Lent Devotional: Amos 5:10-15
by Jonathan Haefs
Amos 5:10-15 (click here)
They hate him who reproves in the gate,
and they abhor him who speaks the truth.
Therefore because you trample on the poor
and you exact taxes of grain from him,
you have built houses of hewn stone,
but you shall not dwell in them;
you have planted pleasant vineyards,
but you shall not drink their wine. (Amos 5:10-11)
It’s hard to read the prophets sometimes… isn’t it? I mean, all our passages for the past few days have just felt heavy as they have exposed some extremely negative images of community.
We need this don’t we? The Bible is true to life, and not all of life is pretty, easy, and light. There are dark, broken difficulties… even in community. And, God specifically raised up prophets to call his rebellious people back to himself. Amos is no different.
Amos calls out with warnings to a community that hates “justice for all” because they love “just all for me.” They are willing to oppress, abuse, and harm anyone as long as it means gain for themselves, and they will silence anyone who tells them differently.
In ancient cities, the older men of the city often spent much of their day seated at the city gates to observe the comings and goings of the people. From this vantage point, they served as judges in the city. People brought their disagreements and grievances to them in hopes that their wisdom would render a just judgment.
Yet… Amos says that many in the community hate those old men specifically because they speak the truth and reprove them for their abuse of others.
This is a massive sign that cruciform community is breaking down and that people are no longer sacrificing themselves for others, but rather sacrificing others for themselves… the community hates correction.
The despising of wisdom, accountability, and correction is evidence that we consider ourselves our own supreme judges.

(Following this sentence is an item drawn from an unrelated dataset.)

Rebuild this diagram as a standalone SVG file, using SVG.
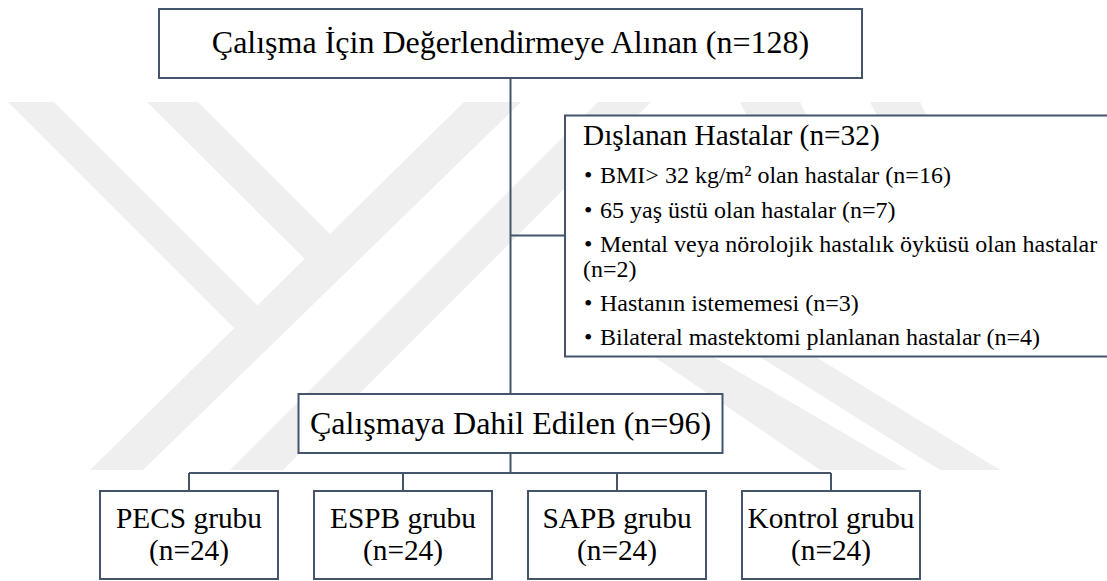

We are unwilling to hear correction because we believe that we are always correct.
The warning from Amos is that even if we reject the justice of a wise community, justice will ultimately be served by an all-wise God. These people may find success in oppressing others so that they can build fine houses and plant great vineyards, but they won’t get to live in their mansions and drink their wine. In other words, even if they get their way for a little while, they will ultimately lose everything. Justice will be done… and the things they thought would bring them lasting satisfaction will pass away, and they will find themselves not in community with the only one who truly satisfies forever… God.
The question we need to ask ourselves is how do we receive correction from our community? Do we love the faithful wounds of a friend, leader, or church who are after our eternal good? Or, do we reject all correction because we believe that we are always correct?
Correction in community is a gracious gift from God that teaches all of us how to live cruciform lives where we give up sacrificing others for the good of ourselves, and become a people who sacrifice ourselves for the good of others.